The Inaugural Lecture took place at the Nelson Mandela Theatre in Braamfontein, Johannesburg and was delivered by the forty-second President of the U.S.A, former President William Jefferson Clinton.

The best birthday gift for Nelson Mandela would be for the world to do more for Africa, former President Bill Clinton said.
Clinton praised Mandela as a “gift to humanity.”

Clinton and his wife, Hillary, joined the audience as they sang “Happy Birthday” to the former South African president, who turned 85 on Friday.

Later, they were among some 1,600 guests who attended a banquet to honour the man who is revered at home and abroad as a hero who preached racial reconciliation to his apartheid-scarred nation despite the 27 years he spent imprisoned by the white, racist regime.

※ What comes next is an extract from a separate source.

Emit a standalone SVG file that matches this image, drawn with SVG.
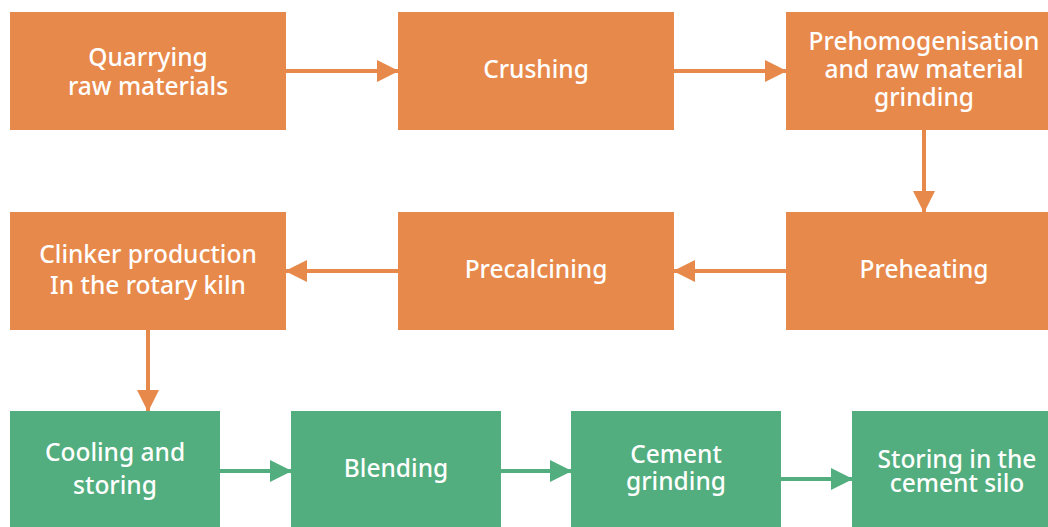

Guests at the banquet included celebrities such as Oprah Winfrey, Robert DeNiro, South African President Thabo Mbeki and former President South African President F.W. de Klerk, who released Mandela from prison in 1990 and later shared the Nobel Peace Prize with him.

In his earlier speech, Clinton laid out a three-step plan he said Western nations could use to help raise Africa out of poverty. It included relieving Africa’s foreign debt, increasing trade and helping to “unleash huge amounts of resources” for development.

Addressing an audience that included retired Anglican Archbishop Desmond Tutu, rock musician Bono and Queen Beatrix of the Netherlands, Clinton was interrupted several times by applause during a speech in which he compared Mandela to Mahatma Gandhi.
At the end of the evening Mandela and his third wife, Graca Machel, danced in a group that included the Clintons.